Ieri sera, Gaia ha duettato con Lous and the Yakuza con una cover di Mi sono innamorato di te di Luigi Tenco. Ancora una volta la contraddizione: note d’amore di un artista che nel ’67 fece proprio del Teatro dell’Ariston il suo sepolcro. “È una canzone che quando l’ascolti, ti tocca inevitabilmente, ti squarcia il cuore in maniera sincera. Perché Tenco non parla di un amore idilliaco sognante, ma di un amore vero”.
Si ha quasi l’impressione che quella di Gaia Gozzi a Sanremo sia una contro-narrazione del festival, lei che vede nella musica un bisogno di elevarsi dalle brutture del mondo, immergendosene appieno. Ne sa qualcosa Lous and The Yakuza, che ha duettato con lei ieri sera. L’artista “dal colore ebano, non nero”, originaria della Repubblica democratica del Congo, formatasi tra le ombre delle “thoiry” di Bruxelles, traduce questa cattività con l’arma più potente: quella del sorriso, che si trova solo nell’abisso dove tutto è perduto. A dispetto della giovane età, lo conosce bene nel ricordo materno della seconda guerra del Congo. Questa sera anche lei sarà il simbolo disarmante di un tempo che associa Congo a morte, come ci ricorda il recente assassinio dell’ambasciatore Luca Attanasio e del carabiniere Vittorio Iacovacci. Insieme a Gaia anch’ella esploratrice per scelta, cresciuta nella terra dei Gonzaga con le canzoni di Jorge Ben Jor, Marisa Monte, Tribalistas, hanno trovato il match perfetto: entrambe fiere sognatrici libere di un mondo dagli schemi troppo pesanti.
Gaia, hai partecipato a X Factor, poi hai vinto ad Amici. Eppure sei qui al Festival di Sanremo: perché, visto che alcuni lo definiscono come superato?
“Anche se rispetto ogni opinione, credo che sia limitante dare una definizione dei contesti.

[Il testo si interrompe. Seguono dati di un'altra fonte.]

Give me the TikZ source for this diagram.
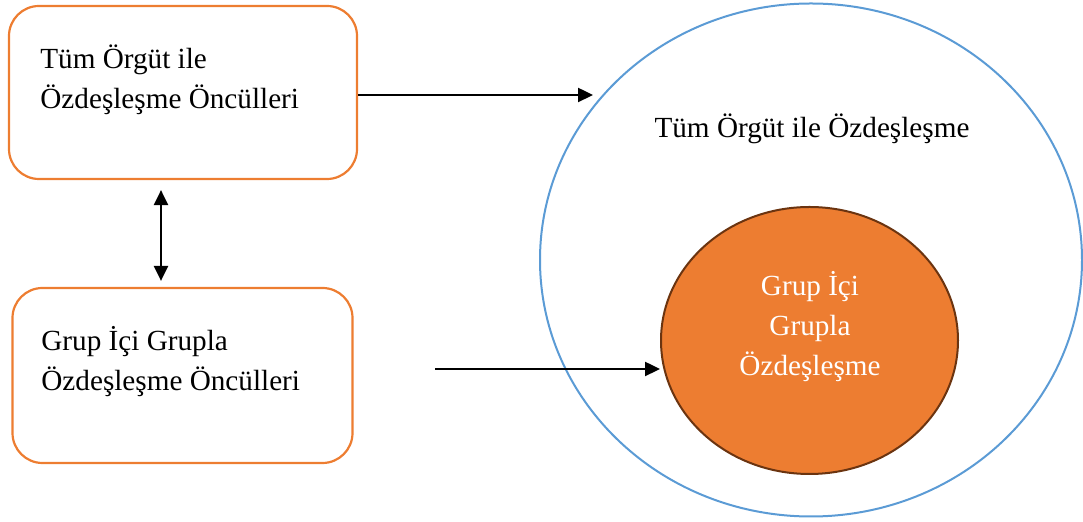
\documentclass[tikz,border=0pt]{standalone}
\usepackage{fontspec}
\setmainfont{Liberation Serif}
\usetikzlibrary{arrows.meta,shapes.geometric}
\definecolor{boxorange}{HTML}{ED7D31}
\definecolor{ringblue}{HTML}{5B9BD5}
\definecolor{corebrown}{HTML}{6B3410}

\begin{document}
\begin{tikzpicture}[x=0.5pt, y=-0.5pt, every node/.style={font=\fontsize{14.6}{20}\selectfont}, >={Triangle[length=7.5pt, width=7pt]},
	oncul/.style={draw=boxorange, line width=1.1pt, rounded corners=15pt, inner sep=0pt},
	etiket/.style={align=left, inner sep=0pt, anchor=west},
	ok/.style={->, line width=1.2pt}]
	\useasboundingbox (0,0) rectangle (1083,522);
	% left boxes
	\node[oncul, minimum width=174pt, minimum height=86.5pt] (tum) at (183,92.5) {};
	\node[oncul, minimum width=170pt, minimum height=87.5pt] (grup) at (182.5,375.5) {};
	\node[etiket] (tumyazi) at (40,80) {Tüm Örgüt ile\\Özdeşleşme Öncülleri};
	\node[etiket] (grupyazi) at (41,362) {Grup İçi Grupla\\Özdeşleşme Öncülleri};
	% circles
	\node[ellipse, draw=ringblue, line width=1pt, minimum width=271pt, minimum height=256.5pt, inner sep=0pt] (halka) at (811,260) {};
	\node[ellipse, draw=corebrown, fill=boxorange, line width=1pt, minimum width=148.5pt, minimum height=133.5pt, inner sep=0pt] (cekirdek) at (809.5,340.5) {};
	\node[anchor=base] (halkayazi) at (812,138) {Tüm Örgüt ile Özdeşleşme};
	\node[align=center, text=white, inner sep=0pt] (cekirdekyazi) at (810,327) {Grup İçi\\Grupla\\Özdeşleşme};
	% arrows
	\coordinate (ucA) at (593,95);
	\coordinate (ucB) at (435,369);
	\draw[ok] (tum.east |- ucA) -- (ucA);
	\draw[ok] (ucB) -- (ucB -| cekirdek.west);
	\draw[ok, <->, shorten <=5pt, shorten >=3pt] ([xshift=-11pt]tum.south) -- ([xshift=-11pt]tum.south |- grup.north);
\end{tikzpicture}
\end{document}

La musica è bella a prescindere dal contesto. In un luogo come Sanremo va celebrata ancora di più perché abbiamo bisogno di portare il nostro settore il più in alto possibile”.
Eppure, l’Ariston incarna una contraddizione: un concerto della musica popolare in un luogo, il teatro, ormai svuotato dal popolo. Come vedi questa situazione?
“Abbiamo bisogno di aiuto da parte del governo, anche per la questione relativa ai live. Io mi sento agevolata e fortunata, ma ci sono tantissime persone che hanno seriamente bisogno di lavorare: i back liner, i macchinisti, gli insegnanti, lo staff della sicurezza, per esempio. Credo che il Festival di Sanremo sia anche importante per far ripartire questa macchina”.
Però dopo aver raggiunto la popolarità che hai, cosa ti spinge a calcare il palco di Sanremo?
“X Factor e Amici mostrano che ho sempre scelto qualcosa di diverso, anche se all’inizio mi ha messo in difficoltà. Ieri mi hanno molto colpito le parole di Elodie, che ha detto di lasciare dietro di noi tutto quello che ci è stato imposto a livello sociale. Non dobbiamo temere di non essere all’altezza di fare qualcosa, non dobbiamo avere paura delle difficoltà”.
E Sanremo e il luogo adatto per celebrare la musica?
“Oggi la musica ha bisogno di essere celebrata ovunque, sia in un bar che al Festival di Sanremo. Se poi abbiamo la possibilità di farlo nei confronti di un pubblico più vasto, ancora meglio”.